Örgütlendiğinde ise, her zaman ya sağ reformist ya da sol sekter bir çizgi tutturmuş, sonuçta işbirlikçi-uzlaşıcı bir örgütlenmeye dönüşmüştür. Zaten bu tip, hiçbir zaman özgüce güvenmemiş, bağımsız bir örgütlenmeye gitmemiştir. Ya Türk liberal burjuvazisine bağlı örgütlenmeler, ya da dünyada şu veya bu merkeze bağlı örgütsel yapılara yönelmiştir. Kemalizm onu, aslında çok güçsüz-halsiz bırakmış, bu nedenle o, hiçbir zaman kendi ayakları üzerinde yürüme gücü ve cesaretini kendinde görmemiş, dış desteklere dört elle sarılmış, onların bir uzantısı ve papağanı durumuna gelmiştir.
Bu anlamda bu tip ya Moskova’ya, Pekin’e, ya Tiran’a ya da liberalizme yaslanmış, bunların hayranı ve propagandacısı olmuştur. Gerçekten bu tip, halkına ve kendi proletaryasının devrim yapabileceğine hiçbir zaman inanmamıştır. Aslında devrime köklü bir inancı yoktur. Sınıf mücadelesi onu biraz devrime bulaştırmış, o, bol laf öğrenerek, demagoji üstüne demagoji yaparak, solculuk yürütmeye çalışmıştır. Propaganda ve dış görünüşünde halkçı, proleter devrime tutkun gibi görünür. Kendisine böyle bir süs vermede bu tip ustalaşmıştır. Yıllardır bu usta yanıltıcı ve demagojik görüntüsü ile halkını ve proletaryayı aldatmıştır. Halkın sorunlarına hep sahip çıkar görünmüştür, ama gerçekte halkın sorunlarını ve acılarını bilmemektedir.
Halkçılık edebiyatı kuvvetli ama, halk devrimciliği özellikleri çok zayıftır.
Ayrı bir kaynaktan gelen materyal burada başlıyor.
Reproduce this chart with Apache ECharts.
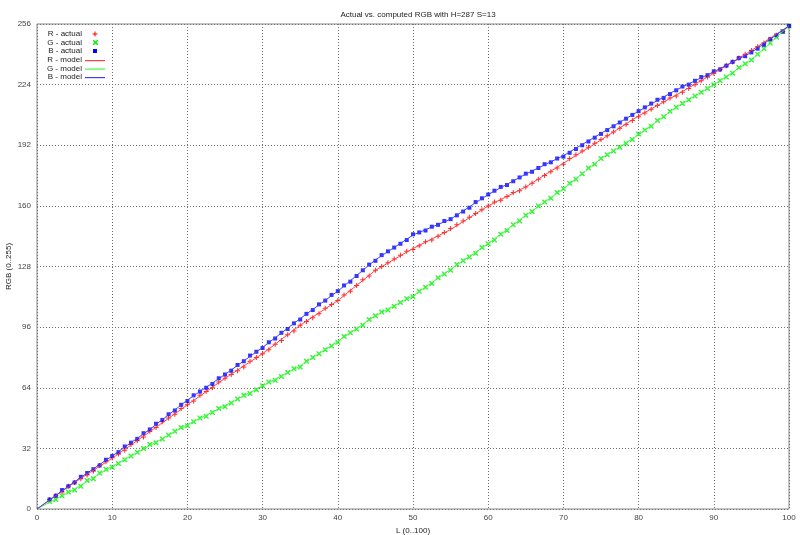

Bunun içindir ki, halkın gerçek öncü örgütünü ve eylemini değil, seçkin aydınların tartışma kulüpleri niteliğindeki örgütler, gruplar ve grupçuklar oluşturur. Seçkin aydın özellikleriyle, yaşam, propaganda ve örgütlenme tarzıyla aslında halktan kopuktur. Halk saflarından çıkan olsa da, halkla birleştirmediği aydın özellikleriyle ondan uzaklaşır, seçkin küçük bir grup yaşamını aşmayan bir yaşam tarzı tutturur.